» **Problem to work on**: Leave out the pictures; transcribe all else exactly.

· · ·

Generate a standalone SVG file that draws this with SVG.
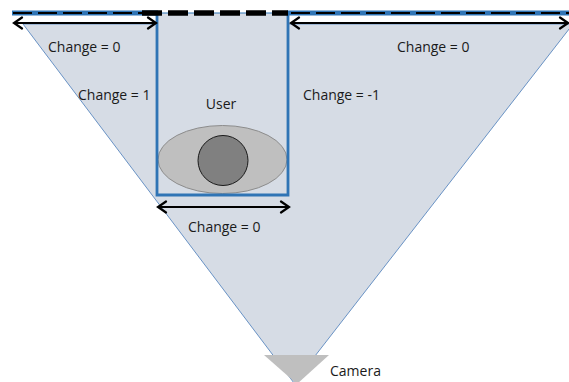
<svg xmlns="http://www.w3.org/2000/svg" width="569" height="382" viewBox="0 0 569 382">
  <defs>
    <marker id="ah" viewBox="-10 -7 12 14" refX="0" refY="0" markerWidth="12" markerHeight="14" markerUnits="userSpaceOnUse" orient="auto-start-reverse">
      <path d="M -8 -5.5 L 0 0 L -8 5.5" fill="none" stroke="#000" stroke-width="2.2" stroke-linecap="round" stroke-linejoin="miter"/>
    </marker>
  </defs>
  <style>
    text { font-family: "Open Sans", "Noto Sans", "Liberation Sans", sans-serif; font-size: 14px; fill: #1a1a1a; }
    .arrow { stroke: #000; stroke-width: 2.2; fill: none; marker-start: url(#ah); marker-end: url(#ah); }
  </style>
  <rect width="569" height="382" fill="#ffffff"/>
  <g id="view-cone">
    <polygon points="23,24 573,24 294,383" fill="#d6dce5" stroke="#5a88c0" stroke-width="0.9"/>
    <rect x="157" y="13" width="131" height="182" fill="#d6dce5"/>
  </g>
  <g id="camera">
    <polygon points="264,355 329,355 297,384" fill="#bfbfbf"/>
    <text x="330" y="376">Camera</text>
  </g>
  <g id="user">
    <ellipse cx="222.5" cy="159.5" rx="64.5" ry="34" fill="#bfbfbf" stroke="#8c8c8c" stroke-width="1"/>
    <circle cx="223" cy="160.5" r="25" fill="#808080" stroke="#1a1a1a" stroke-width="1"/>
    <text x="221" y="109" text-anchor="middle">User</text>
  </g>
  <g id="wall">
    <line x1="12" y1="13" x2="569" y2="13" stroke="#2f74b5" stroke-width="1"/>
    <path d="M157,13 V195 H288 V13" fill="none" stroke="#2f74b5" stroke-width="2.8"/>
    <line x1="12" y1="13" x2="158" y2="13" stroke="#2f74b5" stroke-width="5"/>
    <line x1="287" y1="13" x2="569" y2="13" stroke="#2f74b5" stroke-width="5"/>
    <line x1="13" y1="13" x2="155" y2="13" stroke="#000" stroke-width="2" stroke-dasharray="19 6"/>
    <line x1="291" y1="13" x2="569" y2="13" stroke="#000" stroke-width="2" stroke-dasharray="19 6"/>
    <line x1="142" y1="13" x2="288" y2="13" stroke="#000" stroke-width="5.5" stroke-dasharray="20 6"/>
  </g>
  <g id="connectors">
    <line class="arrow" x1="14" y1="23" x2="156" y2="23"/>
    <line class="arrow" x1="291" y1="23" x2="568" y2="23"/>
    <line class="arrow" x1="158" y1="207" x2="289" y2="207"/>
  </g>
  <g id="labels">
    <text x="48" y="52">Change = 0</text>
    <text x="397" y="52">Change = 0</text>
    <text x="78" y="100">Change = 1</text>
    <text x="303" y="100">Change = -1</text>
    <text x="188" y="232">Change = 0</text>
  </g>
</svg>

· · ·

» **Exercise response**:
Generate a standalone SVG file that draws this with SVG.
<svg xmlns="http://www.w3.org/2000/svg" width="569" height="382" viewBox="0 0 569 382">
  <defs>
    <marker id="ah" viewBox="-10 -7 12 14" refX="0" refY="0" markerWidth="12" markerHeight="14" markerUnits="userSpaceOnUse" orient="auto-start-reverse">
      <path d="M -8 -5.5 L 0 0 L -8 5.5" fill="none" stroke="#000" stroke-width="2.2" stroke-linecap="round" stroke-linejoin="miter"/>
    </marker>
  </defs>
  <style>
    text { font-family: "Open Sans", "Noto Sans", "Liberation Sans", sans-serif; font-size: 14px; fill: #1a1a1a; }
    .arrow { stroke: #000; stroke-width: 2.2; fill: none; marker-start: url(#ah); marker-end: url(#ah); }
  </style>
  <rect width="569" height="382" fill="#ffffff"/>
  <g id="view-cone">
    <polygon points="23,24 573,24 294,383" fill="#d6dce5" stroke="#5a88c0" stroke-width="0.9"/>
    <rect x="157" y="13" width="131" height="182" fill="#d6dce5"/>
  </g>
  <g id="camera">
    <polygon points="264,355 329,355 297,384" fill="#bfbfbf"/>
    <text x="330" y="376">Camera</text>
  </g>
  <g id="user">
    <ellipse cx="222.5" cy="159.5" rx="64.5" ry="34" fill="#bfbfbf" stroke="#8c8c8c" stroke-width="1"/>
    <circle cx="223" cy="160.5" r="25" fill="#808080" stroke="#1a1a1a" stroke-width="1"/>
    <text x="221" y="109" text-anchor="middle">User</text>
  </g>
  <g id="wall">
    <line x1="12" y1="13" x2="569" y2="13" stroke="#2f74b5" stroke-width="1"/>
    <path d="M157,13 V195 H288 V13" fill="none" stroke="#2f74b5" stroke-width="2.8"/>
    <line x1="12" y1="13" x2="158" y2="13" stroke="#2f74b5" stroke-width="5"/>
    <line x1="287" y1="13" x2="569" y2="13" stroke="#2f74b5" stroke-width="5"/>
    <line x1="13" y1="13" x2="155" y2="13" stroke="#000" stroke-width="2" stroke-dasharray="19 6"/>
    <line x1="291" y1="13" x2="569" y2="13" stroke="#000" stroke-width="2" stroke-dasharray="19 6"/>
    <line x1="142" y1="13" x2="288" y2="13" stroke="#000" stroke-width="5.5" stroke-dasharray="20 6"/>
  </g>
  <g id="connectors">
    <line class="arrow" x1="14" y1="23" x2="156" y2="23"/>
    <line class="arrow" x1="291" y1="23" x2="568" y2="23"/>
    <line class="arrow" x1="158" y1="207" x2="289" y2="207"/>
  </g>
  <g id="labels">
    <text x="48" y="52">Change = 0</text>
    <text x="397" y="52">Change = 0</text>
    <text x="78" y="100">Change = 1</text>
    <text x="303" y="100">Change = -1</text>
    <text x="188" y="232">Change = 0</text>
  </g>
</svg>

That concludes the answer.